▼
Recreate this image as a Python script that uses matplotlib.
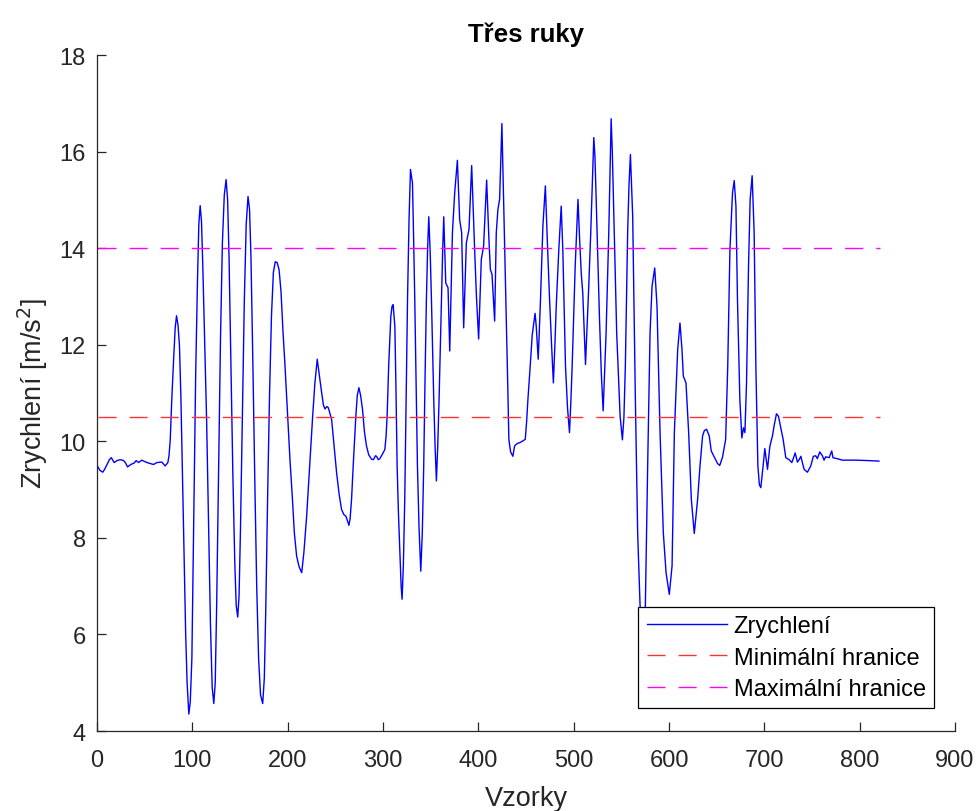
import matplotlib
matplotlib.use("Agg")
import matplotlib.pyplot as plt

plt.rcParams['font.family'] = ['Liberation Sans', 'DejaVu Sans']

# Acceleration signal (sample index, value)
samples = [1, 3, 6, 8, 10.5, 13, 15, 18, 21, 24.4, 27.9, 30, 32, 34, 36.5, 39, 41, 43.6, 47, 50,
           54, 59.3, 62.8, 68, 71.5, 74.3, 75.5, 76.8, 78.5, 80.2, 82, 83.4, 85, 86.5, 88, 89, 90.5,
           91.8, 93, 94.5, 96.3, 97.8, 99.5, 100.7, 101.9, 103.5, 105.4, 106.8, 108.2, 109.6, 111,
           113, 115, 117, 119, 120.8, 122.5, 124, 125.5, 127.5, 129.5, 131.5, 133.5, 135.4, 137,
           138.5, 140.5, 142.5, 144.5, 146, 147.6, 149, 150.5, 152.5, 154.5, 156.5, 158.4, 160,
           161.5, 163.5, 165.5, 167.5, 169.5, 171.5, 173.8, 175.5, 177, 179, 181, 183, 185, 187,
           189, 191, 193, 195, 197.2, 200, 202.4, 205, 207, 209.4, 212, 214.7, 217, 219.9, 223.4,
           226.2, 228.5, 231, 233, 235.6, 237.5, 239.1, 241, 242.5, 244, 246.1, 248.5, 251.3, 254,
           256.5, 259, 261, 262.8, 264.2, 265.5, 267, 269, 271.5, 273, 274.7, 276.5, 278.5, 280.5,
           282.7, 285, 288, 290, 292, 293.2, 295, 296.6, 299, 301.9, 303.2, 304.3, 306, 308.2,
           309.5, 310.6, 312.4, 313.5, 314.8, 316.2, 317.6, 319, 320, 321.3, 322.8, 324.3, 325.7,
           327.3, 328.8, 330.9, 332, 333.3, 334.7, 336.1, 337.8, 339.6, 341.2, 342.7, 344, 345.5,
           346.8, 348, 349.5, 350.8, 353.2, 354.6, 356, 357.4, 358.8, 361.3, 362.5, 363.7, 365.8,
           368.2, 370, 371.3, 372.8, 375.2, 378, 380.4, 382.5, 384.6, 387.4, 390.2, 393, 396.1,
           398, 400.3, 403.1, 405.5, 408.7, 411.1, 412.6, 414.3, 417.1, 418.8, 420.5, 422.3, 423.6,
           424.7, 426.5, 427.8, 429.3, 430.8, 432, 433.8, 436.2, 438, 439.8, 441.5, 443.2, 446,
           449.2, 450.6, 452, 454.2, 456.5, 459.5, 460.7, 462.8, 465.2, 467.7, 470.3, 472.3, 474.7,
           476.8, 478.7, 480.3, 481.7, 484.4, 486.9, 488.6, 491.4, 493.5, 495.6, 497, 498.4, 501.6,
           504.5, 506.2, 507.9, 509.5, 512.4, 515.8, 517.9, 519.5, 521.1, 522.3, 523.6, 527, 529,
           530.9, 534, 536.8, 538, 539.3, 540.5, 541.7, 545.1, 548.7, 551.1, 552.7, 554.2, 556.6,
           558, 559.5, 561.9, 564.7, 567.1, 569.6, 572, 573.5, 575.2, 577.6, 580.1, 582.2, 585,
           587.4, 590.6, 594, 596.9, 600.3, 603.2, 605.6, 609.1, 611.5, 613.6, 615, 617.8, 620.6,
           623.4, 626.5, 630, 632.5, 635.2, 637, 639.4, 642.2, 644.3, 647.4, 650.9, 653.2, 656.1,
           659.4, 661.6, 663.9, 666.6, 668.4, 670.2, 671.8, 674.3, 676.4, 678.1, 679.6, 681.3,
           683.4, 685.1, 687.2, 689.3, 691.1, 693.2, 694.8, 696.3, 698.7, 700.5, 703.3, 705.8,
           708.5, 710.5, 712.7, 714.8, 717.3, 719.7, 722.5, 726, 728.8, 730.5, 732.3, 734.7, 736.5,
           738.3, 740, 741.7, 745.2, 748.7, 751.4, 753.9, 755.6, 758.1, 760.9, 762.6, 764.4, 767.9,
           770.7, 772, 776.5, 781.8, 795.8, 809.7, 820.2]

accel = [9.47, 9.40, 9.36, 9.42, 9.52, 9.62, 9.66, 9.56, 9.60, 9.62, 9.60, 9.55, 9.47, 9.50, 9.53,
         9.55, 9.60, 9.56, 9.61, 9.58, 9.55, 9.52, 9.56, 9.57, 9.49, 9.56, 9.70, 10.03, 10.9, 11.63,
         12.35, 12.6, 12.4, 11.97, 10.9, 9.9, 8.4, 7.14, 6.0, 5.0, 4.35, 4.6, 5.5, 7.3, 9.2, 11.4,
         13.35, 14.5, 14.88, 14.55, 13.6, 12.0, 10.4, 8.3, 6.2, 4.9, 4.57, 5.0, 6.6, 9.4, 12.1, 14.1,
         15.1, 15.42, 15.0, 13.8, 11.5, 9.3, 7.5, 6.6, 6.36, 6.8, 8.2, 10.6, 12.9, 14.5, 15.07, 14.8,
         13.8, 11.6, 9.2, 7.0, 5.5, 4.75, 4.57, 5.1, 6.5, 8.9, 11.0, 12.6, 13.5, 13.72, 13.7, 13.55,
         13.1, 12.3, 11.56, 10.5, 9.62, 8.8, 8.1, 7.62, 7.4, 7.28, 7.7, 8.45, 9.62, 10.52, 11.2,
         11.70, 11.4, 11.01, 10.75, 10.67, 10.72, 10.70, 10.6, 10.45, 9.95, 9.35, 8.9, 8.59, 8.48,
         8.45, 8.35, 8.26, 8.4, 8.8, 9.6, 10.52, 10.95, 11.11, 10.95, 10.66, 10.2, 9.9, 9.72, 9.63,
         9.62, 9.70, 9.69, 9.62, 9.64, 9.72, 9.83, 10.1, 10.52, 11.6, 12.59, 12.8, 12.83, 12.39,
         11.2, 9.49, 8.5, 7.76, 7.0, 6.73, 7.4, 8.8, 10.9, 12.94, 14.6, 15.63, 15.35, 14.3, 12.94,
         11.2, 9.49, 8.2, 7.31, 8.1, 9.49, 11.2, 12.94, 14.0, 14.65, 13.9, 12.94, 10.87, 9.9, 9.18,
         9.9, 10.87, 12.94, 13.9, 14.65, 13.28, 13.18, 11.87, 13.0, 14.32, 15.15, 15.82, 14.59,
         14.32, 12.35, 14.11, 14.39, 15.71, 13.97, 13.0, 12.12, 13.77, 14.04, 15.41, 14.18, 13.56,
         13.46, 12.49, 14.32, 14.8, 15.01, 15.9, 16.58, 15.01, 13.8, 12.59, 11.2, 10.04, 9.78,
         9.69, 9.9, 9.94, 9.96, 9.97, 10.0, 10.04, 10.4, 10.87, 11.5, 12.2, 12.65, 12.39, 11.7,
         12.94, 14.46, 15.29, 14.18, 12.94, 12.0, 11.21, 12.0, 12.8, 13.97, 14.87, 13.97, 11.56,
         10.7, 10.18, 10.8, 11.56, 13.63, 15.01, 14.2, 13.49, 13.08, 11.59, 13.21, 14.32, 15.3,
         16.29, 15.9, 15.01, 12.59, 11.4, 10.63, 12.25, 14.32, 15.5, 16.68, 16.0, 15.01, 12.25,
         10.52, 10.03, 10.5, 11.56, 14.32, 15.3, 15.94, 14.66, 10.87, 8.11, 6.62, 5.8, 5.8, 6.62,
         9.49, 12.25, 13.21, 13.59, 12.8, 10.18, 8.11, 7.28, 6.83, 7.42, 10.18, 11.9, 12.45, 11.9,
         11.35, 11.21, 10.18, 8.8, 8.09, 8.8, 9.49, 10.11, 10.22, 10.25, 10.11, 9.8, 9.68, 9.54,
         9.5, 9.67, 10.04, 11.56, 13.97, 15.15, 15.4, 14.87, 12.94, 10.87, 10.07, 10.28, 10.18,
         11.21, 13.63, 15.01, 15.5, 14.32, 11.56, 9.49, 9.1, 9.04, 9.49, 9.85, 9.42, 9.9, 10.11,
         10.35, 10.57, 10.52, 10.28, 10.04, 9.66, 9.62, 9.56, 9.65, 9.76, 9.57, 9.62, 9.69, 9.55,
         9.42, 9.36, 9.49, 9.69, 9.70, 9.64, 9.78, 9.70, 9.61, 9.68, 9.66, 9.8, 9.66, 9.64, 9.61,
         9.61, 9.60, 9.59]

limit_range = [1, 821]
min_limit = 10.5
max_limit = 14.0
x_ticks = [0, 100, 200, 300, 400, 500, 600, 700, 800, 900]
y_ticks = [4, 6, 8, 10, 12, 14, 16, 18]

fig = plt.figure(figsize=(9.78, 8.12), dpi=100)
ax = fig.add_axes([0.0992, 0.0985, 0.8773, 0.8325])

dash = (13, 9.4)
ax.plot(samples, accel, color='#0000FF', lw=1.0, label='Zrychlení')
ax.plot(limit_range, [min_limit, min_limit], color='#FF3333', lw=1.0, dashes=dash,
        label='Minimální hranice')
ax.plot(limit_range, [max_limit, max_limit], color='#FF00FF', lw=1.0, dashes=dash,
        label='Maximální hranice')

ax.set_xlim(0, 900)
ax.set_ylim(4, 18)
ax.set_xticks(x_ticks)
ax.set_yticks(y_ticks)

axcol = '#262626'
for side in ['top', 'right']:
    ax.spines[side].set_visible(False)
for side in ['left', 'bottom']:
    ax.spines[side].set_color(axcol)
    ax.spines[side].set_linewidth(0.9)
ax.tick_params(direction='in', length=6.5, width=0.9, color=axcol, labelcolor=axcol,
               labelsize=17)
ax.tick_params(axis='x', pad=13)
ax.tick_params(axis='y', pad=8)

ax.set_title('Třes ruky', fontsize=18.5, fontweight='bold', color='black', pad=10)
ax.set_xlabel('Vzorky', fontsize=19.5, color=axcol, labelpad=10)
ax.set_ylabel('Zrychlení [m/s$^2$]', fontsize=19.5, color=axcol, labelpad=7)

leg = ax.legend(loc='lower right', bbox_to_anchor=(0.9755, 0.0336), borderaxespad=0,
                fontsize=17, handlelength=3.4, handletextpad=0.28, labelspacing=0.4,
                borderpad=0.35, fancybox=False, framealpha=1, edgecolor='black')
leg.get_frame().set_linewidth(0.9)
for t in leg.get_texts():
    t.set_color('black')

fig.savefig('out.png', dpi=100)
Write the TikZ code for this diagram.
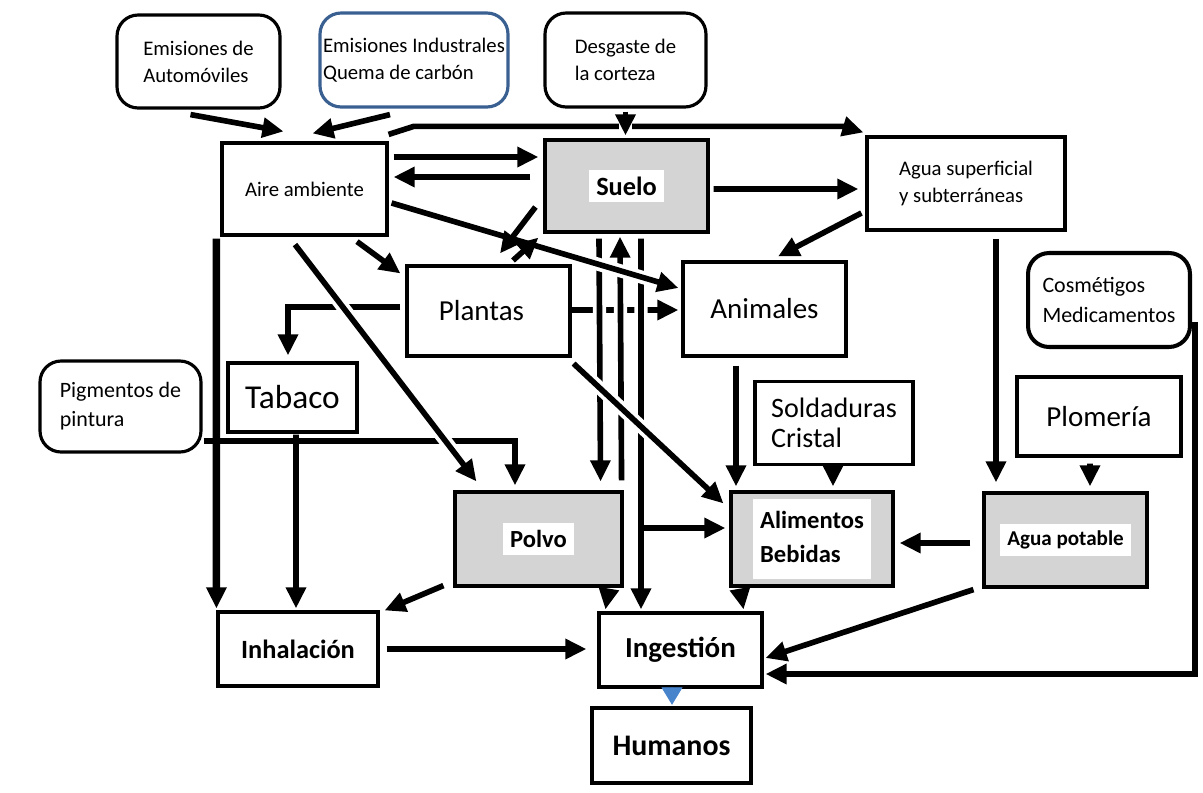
\documentclass[tikz,border=0pt]{standalone}
\usepackage{fontspec}
\setmainfont{Carlito}
\usetikzlibrary{arrows.meta,calc}
\definecolor{indblue}{RGB}{58,96,146}
\definecolor{tipblue}{RGB}{72,132,204}
\newcommand{\fs}[2]{\fontsize{#1}{#2}\selectfont}
\newcommand{\wbox}[1]{{\setlength{\fboxsep}{4pt}\colorbox{white}{#1}}}

\begin{document}
\begin{tikzpicture}[x=0.02cm,y=-0.02cm,
    box/.style={draw,line width=1.8pt,inner sep=0pt,align=left,font=\fs{11.8}{15.5}},
    srcbox/.style={box,rounded corners=12pt},
    soil/.style={box,fill=black!17},
    arr/.style={line width=3.2pt,-{Triangle[length=12pt,width=11pt]}},
    gap/.style={preaction={draw=white,line width=7.5pt,-}}]
    \useasboundingbox (0,0) rectangle (1203,792);
    % Sources
    \node[srcbox,minimum width=3.26cm,minimum height=1.86cm] (auto) at (198.5,61.5) {Emisiones de\\Automóviles};
    \node[srcbox,draw=indblue,minimum width=3.76cm,minimum height=1.88cm] (indus) at (414,60) {Emisiones Industrales\\Quema de carbón};
    \node[srcbox,minimum width=3.22cm,minimum height=1.88cm] (desg) at (625.5,60) {Desgaste de\\la corteza};
    \node[srcbox,line width=2.3pt,minimum width=3.24cm,minimum height=1.88cm,font=\fs{12.5}{17}] (cosm) at (1109,300) {Cosmétigos\\Medicamentos};
    \node[srcbox,minimum width=3.22cm,minimum height=1.82cm,font=\fs{12.5}{16.5}] (pigm) at (120.5,406.5) {Pigmentos de\\pintura};
    % Media
    \node[box,minimum width=3.30cm,minimum height=1.84cm] (aire) at (304.5,189) {Aire ambiente};
    \node[soil,minimum width=3.26cm,minimum height=1.84cm,font=\bfseries\fs{15}{18}] (suelo) at (626.5,186) {\wbox{Suelo}};
    \node[box,minimum width=3.96cm,minimum height=1.86cm] (agua) at (966,183.5) {Agua superficial\\y subterráneas};
    \node[box,minimum width=3.26cm,minimum height=1.80cm,font=\fs{16.5}{20}] (plantas) at (488.5,311) {Plantas\hspace{8pt}};
    \node[box,minimum width=3.26cm,minimum height=1.88cm,font=\fs{16.5}{20}] (animales) at (764.5,309) {Animales};
    \node[box,minimum width=2.58cm,minimum height=1.38cm,font=\fs{19}{22}] (tabaco) at (292.5,397.5) {Tabaco};
    \node[box,minimum width=3.16cm,minimum height=1.66cm,font=\fs{16}{17}] (sold) at (834,423) {Soldaduras\\Cristal\hspace{10pt}};
    \node[box,minimum width=3.28cm,minimum height=1.58cm,font=\fs{16.5}{20}] (plom) at (1099,416.5) {Plomería};
    \node[soil,minimum width=3.34cm,minimum height=1.88cm,font=\bfseries\fs{14}{17}] (polvo) at (538.5,539) {\wbox{Polvo}};
    \node[soil,minimum width=3.24cm,minimum height=1.88cm,font=\bfseries\fs{14}{19}] (alim) at (812,539) {\wbox{\begin{tabular}{@{}l@{}}Alimentos\\Bebidas\end{tabular}}};
    \node[soil,minimum width=3.26cm,minimum height=1.88cm,font=\bfseries\fs{12}{15}] (potable) at (1065.5,540) {\wbox{Agua potable}};
    % Routes
    \node[box,minimum width=3.20cm,minimum height=1.48cm,font=\bfseries\fs{15}{18}] (inhal) at (298,649) {Inhalación};
    \node[box,minimum width=3.26cm,minimum height=1.48cm,font=\bfseries\fs{16.5}{20}] (inges) at (680.5,650) {Ingestión};
    \node[box,line width=2.5pt,minimum width=3.18cm,minimum height=1.50cm,font=\bfseries\fs{17}{20}] (hum) at (671.5,745.5) {Humanos};

    % Emissions into the air
    \draw[arr] ($(auto.south)+(-8,5)$) -- ($(aire.north)+(-21,-10)$);
    \draw[arr] ($(indus.south)+(-24,6)$) -- ($(aire.north)+(8,-8)$);
    \draw[arr] ($(aire.north east)+(0,-7)$) -- ++(25,-8) -- ($(agua.north west)+(-22,-9)$) -- ($(agua.north west)+(-2,-3)$);
    \draw[arr,gap] ($(desg.south)+(0,3)$) -- ($(suelo.north)+(-1,-3)$);
    % Air, soil and water
    \draw[arr] ($(aire.east)+(5,-32)$) -- ($(suelo.west)+(-5,-29)$);
    \draw[arr] ($(suelo.west)+(-13,-9)$) -- ($(aire.east)+(5,-12)$);
    \draw[arr] ($(suelo.east)+(4,3)$) -- ($(agua.west)+(-7,5.5)$);
    \draw[arr] ($(agua.west)+(-4,29.5)$) -- ($(animales.north)+(13.5,-4)$);
    % Plants
    \draw[arr] ($(aire.south)+(52.5,5)$) -- ($(plantas.north west)+(-5,9)$);
    \draw[arr] ($(plantas.west)+(-5,-4)$) -| ($(tabaco.north)+(-4.5,-6)$);
    \draw[arr] ($(plantas.east)+(0,-1)$) -- ($(animales.west)+(-3,1)$);
    \draw[arr] ($(pigm.east)+(1,34.5)$) -| ($(polvo.north)+(-23.5,-5)$);
    % Soil columns
    \draw[arr,gap] ($(suelo.south)+(-27.5,5)$) -- ($(polvo.north east)+(-23,-9)$);
    \draw[arr,gap] ($(polvo.north east)+(-2,-10)$) -- ($(suelo.south)+(-6.5,3)$);
    \draw[arr,gap] ($(suelo.south)+(14.5,5)$) -- ($(inges.north)+(-39.5,-2)$);
    \draw[arr] ($(alim.west)+(-90,-11)$) -- ($(alim.west)+(-4,-11)$);
    % Diagonals over the columns
    \draw[arr,gap] ($(aire.east)+(3,14)$) -- ($(animales.west)+(-3,-21)$);
    \draw[arr,gap] ($(plantas.south east)+(2,6)$) -- ($(alim.north west)+(-6,13)$);
    \draw[arr,gap] ($(aire.south)+(-9.5,8)$) -- ($(polvo.north west)+(23,-9)$);
    \draw[arr] ($(suelo.west)+(-8,21)$) -- ($(plantas.north)+(11.5,-11)$);
    \draw[arr] ($(plantas.north)+(24.5,-4)$) -- ($(suelo.south west)+(-5,4)$);
    % Inhalation
    \draw[arr,line width=4.2pt] ($(aire.south west)+(-4,2)$) -- ($(inhal.north west)+(0,-2)$);
    \draw[arr] ($(tabaco.south)+(3.5,1)$) -- ($(inhal.north)+(-2,-2)$);
    \draw[arr] ($(polvo.south west)+(-10,-2)$) -- ($(inhal.north east)+(5,0)$);
    % Food and water
    \draw[arr] ($(animales.south)+(-28.5,8)$) -- ($(alim.north)+(-76,-4)$);
    \draw[arr] ($(sold.south)+(-1,2)$) -- ($(alim.north)+(21,-4)$);
    \draw[arr] ($(agua.south)+(30,7)$) -- ($(potable.north)+(-69.5,-9)$);
    \draw[arr] ($(plom.south)+(-9,6)$) -- ($(potable.north)+(24.5,-5)$);
    \draw[arr] ($(potable.west)+(-12,3)$) -- ($(alim.east)+(5,4)$);
    % Ingestion
    \draw[arr] ($(polvo.south east)+(-15,3)$) -- ($(inges.north west)+(8,-2)$);
    \draw[arr] ($(alim.south west)+(11,4)$) -- ($(inges.north east)+(-20,-2)$);
    \draw[arr] ($(inhal.east)+(7,0)$) -- ($(inges.west)+(-11,-1)$);
    \draw[arr] ($(potable.south west)+(-9,1)$) -- ($(inges.east)+(2,8)$);
    \draw[arr,line width=3.8pt] ($(cosm.east)+(3,22)$) |- ($(inges.east)+(2,24)$);
    \draw[tipblue,line width=0.5pt,-{Triangle[length=10pt,width=12pt]}] ($(inges.south)+(-8.5,1)$) -- ($(hum.north)+(0.5,-1)$);
\end{tikzpicture}
\end{document}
▲
To do
Where a line above includes "matplotlib", copy that line.

Answer to this exercise
Recreate this image as a Python script that uses matplotlib.
import matplotlib
matplotlib.use("Agg")
import matplotlib.pyplot as plt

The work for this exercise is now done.